Lo seguro es que hoy un periodista lo daría explicado de inmediato. Herodoto no nos da una explicación. Hace un relato completamente seco. Y por eso esta historia situada en el antiguo Egipto sigue siendo capaz, varios milenios después de sucedida, de provocar asombro y reflexión. Se parece así a las semillas que han estado encerradas bien herméticamente durante miles de años en las salas que guardan las pirámides, de modo que con ello han conservado hasta el día de hoy su capacidad de germinar.


Tras !a consumación

Se ha pensado a menudo la génesis de las grandes obras a través de la imagen del nacimiento. Esta imagen, que es dialéctica, abraza ese proceso por dos lados. Uno tiene que ver directamente con la concepción creativa y concierne en el genio a lo femenino. Es lo femenino que se agota con la consumación. Da vida a la obra y muere luego. Lo que en el maestro muere con la creación ya consumada es la parte en el en que la creación fue concebida. Mas la consumación de cualquier obra —y esto nos conduce de inmediato hasta el otro lado del proceso— no es nunca algo muerto. Y no es accesible desde fuera; por eso, el pulir y corregir no sirve aquí de nada. La consumación tiene lugar al interior de la propia obra. Y también aquí se habla, aún una vez más, de nacimiento: en su consumación la creación va a dar de nuevo a luz al creador. Y no de acuerdo con su feminidad, aquella por la cual fue concebido, sino por su elemento masculino.

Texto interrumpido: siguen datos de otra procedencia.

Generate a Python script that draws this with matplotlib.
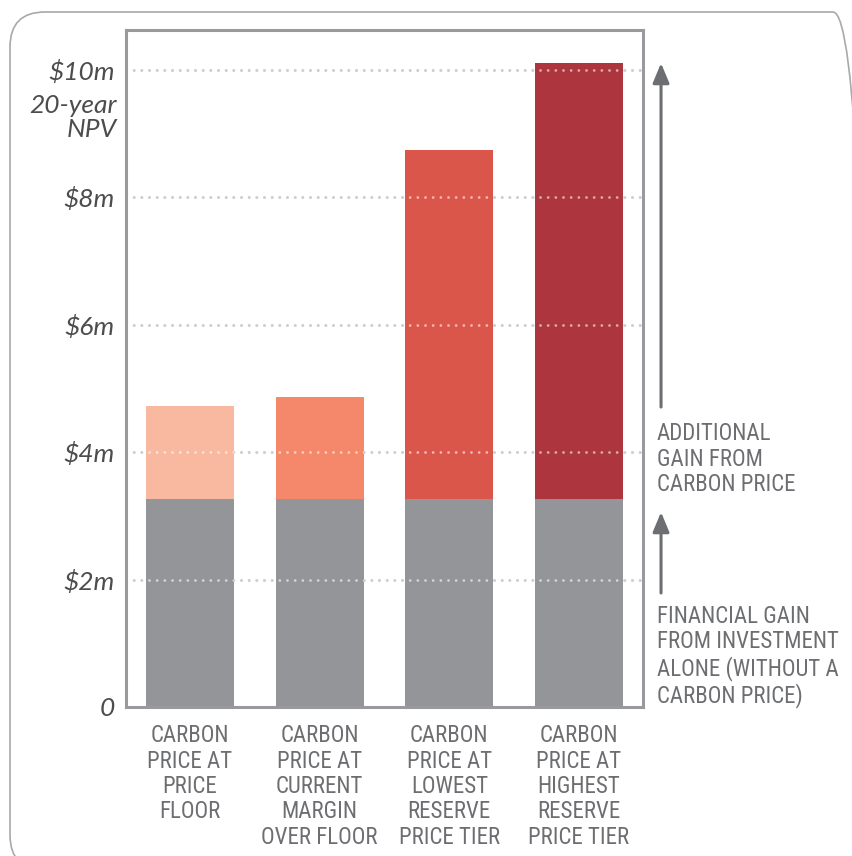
import matplotlib
matplotlib.use("Agg")
import matplotlib.pyplot as plt
from matplotlib import font_manager
from matplotlib.patches import FancyBboxPatch

# data ($m, 20-year NPV)
categories = ["CARBON\nPRICE AT\nPRICE\nFLOOR",
              "CARBON\nPRICE AT\nCURRENT\nMARGIN\nOVER FLOOR",
              "CARBON\nPRICE AT\nLOWEST\nRESERVE\nPRICE TIER",
              "CARBON\nPRICE AT\nHIGHEST\nRESERVE\nPRICE TIER"]
base_gain = [3.27, 3.27, 3.27, 3.27]
total_gain = [4.73, 4.87, 8.74, 10.11]
yticks = [0, 2, 4, 6, 8, 10]
ytick_labels = ["0", "$2m", "$4m", "$6m", "$8m", "$10m"]
top_colors = ["#f9b9a0", "#f5886a", "#da554a", "#ad353d"]
base_color = "#939598"
text_gray = "#6d6e71"

installed = {f.name for f in font_manager.fontManager.ttflist}
narrow = "DejaVu Sans"
for name in ["Liberation Sans Narrow", "Roboto Condensed", "DejaVu Sans Condensed", "Liberation Sans"]:
    if name in installed:
        narrow = name
        break

W, H = 853, 856
fig = plt.figure(figsize=(W / 100, H / 100), dpi=100)

# rounded frame around everything
frame = FancyBboxPatch((10 / W, 1 - 870 / H), 858 / W, 858 / H,
                       boxstyle="round,pad=0,rounding_size=0.041",
                       transform=fig.transFigure, fill=False,
                       edgecolor="#a7a9ac", linewidth=1.2, clip_on=False)
fig.patches.append(frame)

ax = fig.add_axes([126 / W, 1 - 707 / H, (643 - 126) / W, (707 - 30) / H])

x = list(range(len(categories)))
extra = [t - b for t, b in zip(total_gain, base_gain)]
ax.bar(x, base_gain, width=0.68, color=base_color, zorder=2)
ax.bar(x, extra, bottom=base_gain, width=0.68, color=top_colors, zorder=2)

# dotted grid, gray underneath and a pale overlay on top of the bars
for yv in yticks[1:]:
    ax.axhline(yv, color="#8f9093", lw=2.0, ls=(0, (0.01, 2.75)),
               dash_capstyle="round", zorder=1)
    ax.axhline(yv, color="white", alpha=0.6, lw=2.0, ls=(0, (0.01, 2.75)),
               dash_capstyle="round", zorder=3)

ax.set_xlim(-0.493, 3.493)
ax.set_ylim(0, 10.63)
for s in ax.spines.values():
    s.set_color("#999a9d")
    s.set_linewidth(2.2)
    s.set_zorder(4)

ax.set_xticks([])
ax.set_yticks(yticks)
ax.set_yticklabels(ytick_labels, fontfamily="Lato", fontstyle="italic",
                   fontsize=19, color="#4d4d4f")
ax.tick_params(axis="y", length=0, pad=8)

ax.text(-0.562, 10.0 - 0.37, "20-year\nNPV", ha="right", va="top",
        fontfamily="Lato", fontstyle="italic", fontsize=19, color="#4d4d4f",
        linespacing=1.08)

for xi, lab in zip(x, categories):
    ax.text(xi, -0.27, lab, ha="center", va="top", fontfamily=narrow,
            fontsize=16.5, color=text_gray, linespacing=1.13)

# arrows and notes on the right
arrow_x = 3.632
ax.annotate("", xy=(arrow_x, 10.11), xytext=(arrow_x, 4.71),
            arrowprops=dict(arrowstyle="-|>,head_length=0.6,head_width=0.25",
                            color=text_gray, lw=2.2, shrinkA=0, shrinkB=0,
                            mutation_scale=20),
            annotation_clip=False)
ax.annotate("", xy=(arrow_x, 3.06), xytext=(arrow_x, 1.79),
            arrowprops=dict(arrowstyle="-|>,head_length=0.6,head_width=0.25",
                            color=text_gray, lw=2.2, shrinkA=0, shrinkB=0,
                            mutation_scale=20),
            annotation_clip=False)

ax.text(3.60, 4.47, "ADDITIONAL\nGAIN FROM\nCARBON PRICE", ha="left", va="top",
        fontfamily=narrow, fontsize=16.5, color=text_gray, linespacing=1.13)
ax.text(3.60, 1.6, "FINANCIAL GAIN\nFROM INVESTMENT\nALONE (WITHOUT A\nCARBON PRICE)",
        ha="left", va="top", fontfamily=narrow, fontsize=16.5, color=text_gray,
        linespacing=1.13)

fig.savefig("out.png", dpi=100)
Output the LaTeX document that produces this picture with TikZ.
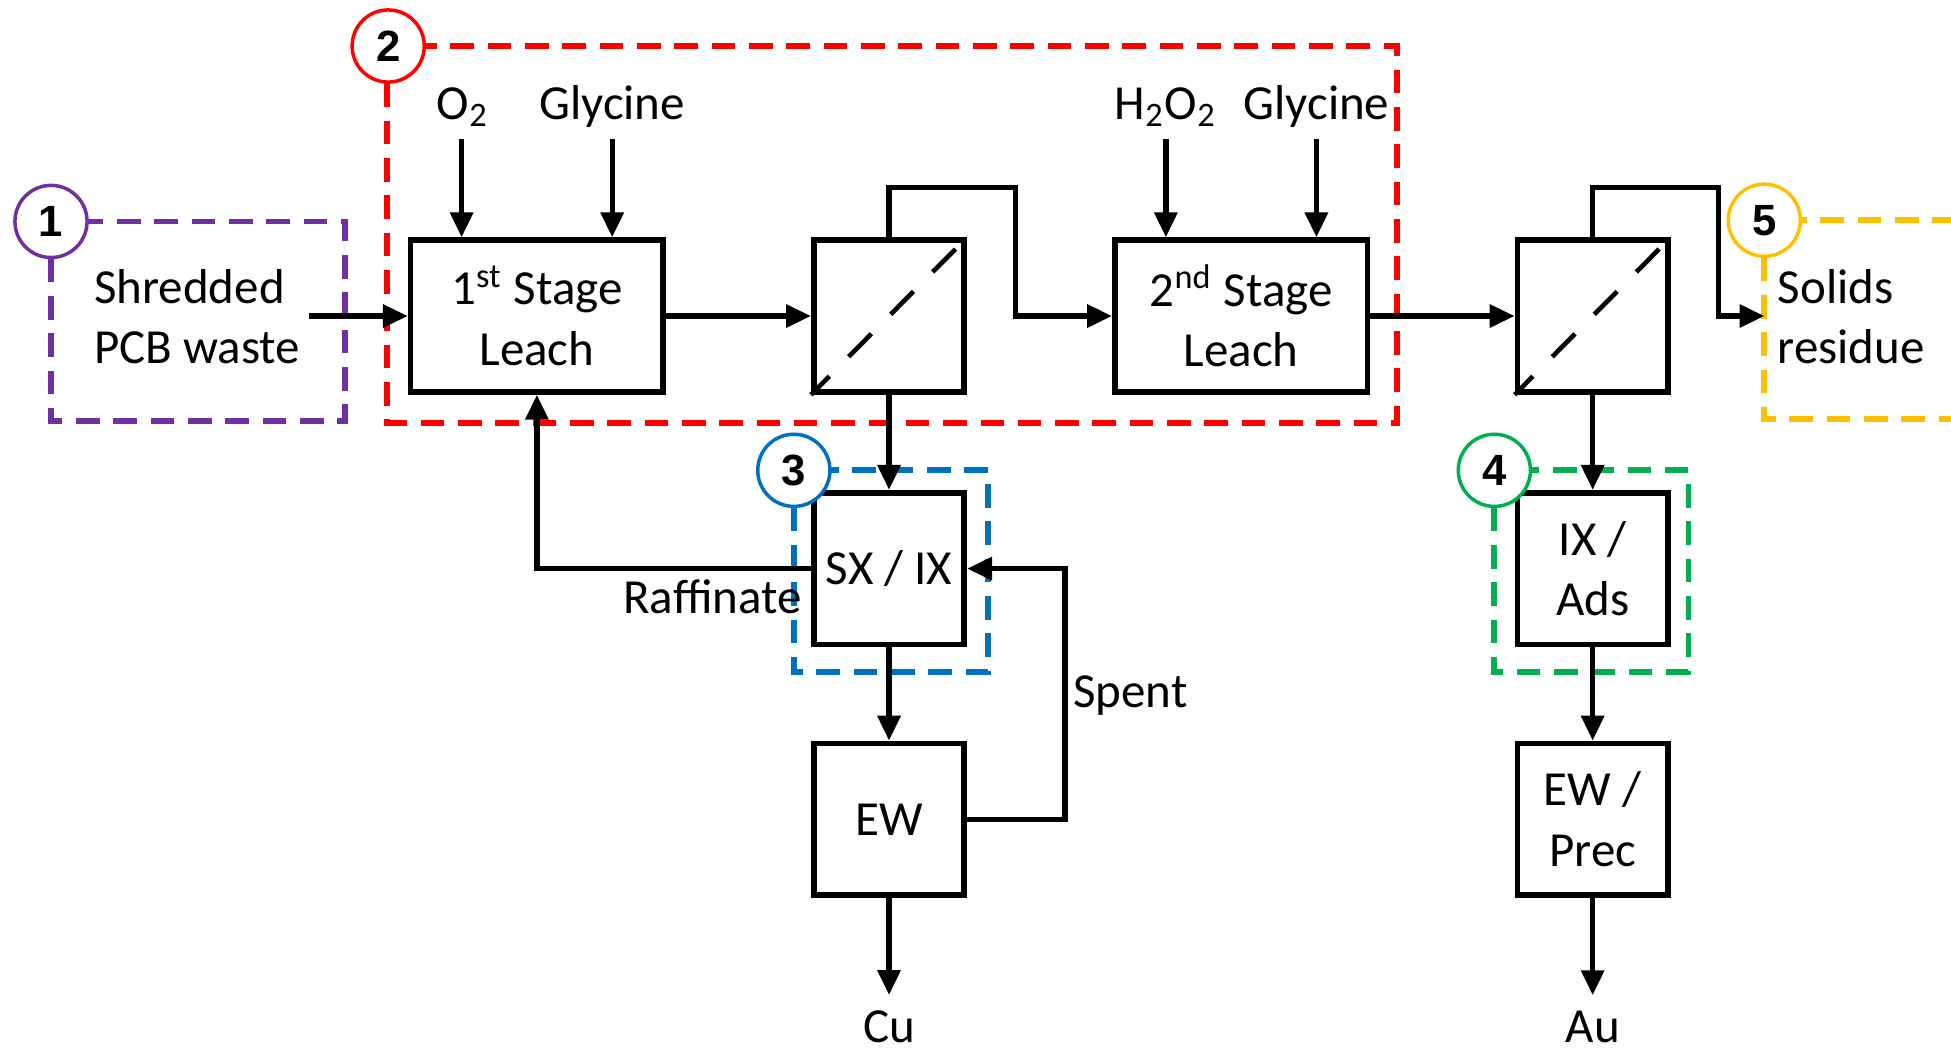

Satisfecho y feliz, el creador deja así atrás a la naturaleza, dado que esta existencia, esa que él recibió por vez primera desde las tinieblas más profundas de su seno materno, va a debérsela ahora a otro reino más claro y luminoso. Porque su patria nunca es el lugar en donde naciera el creador; el creador viene al mundo justamente en donde está su patria. Es el primogénito masculino de la obra que un día concibiera.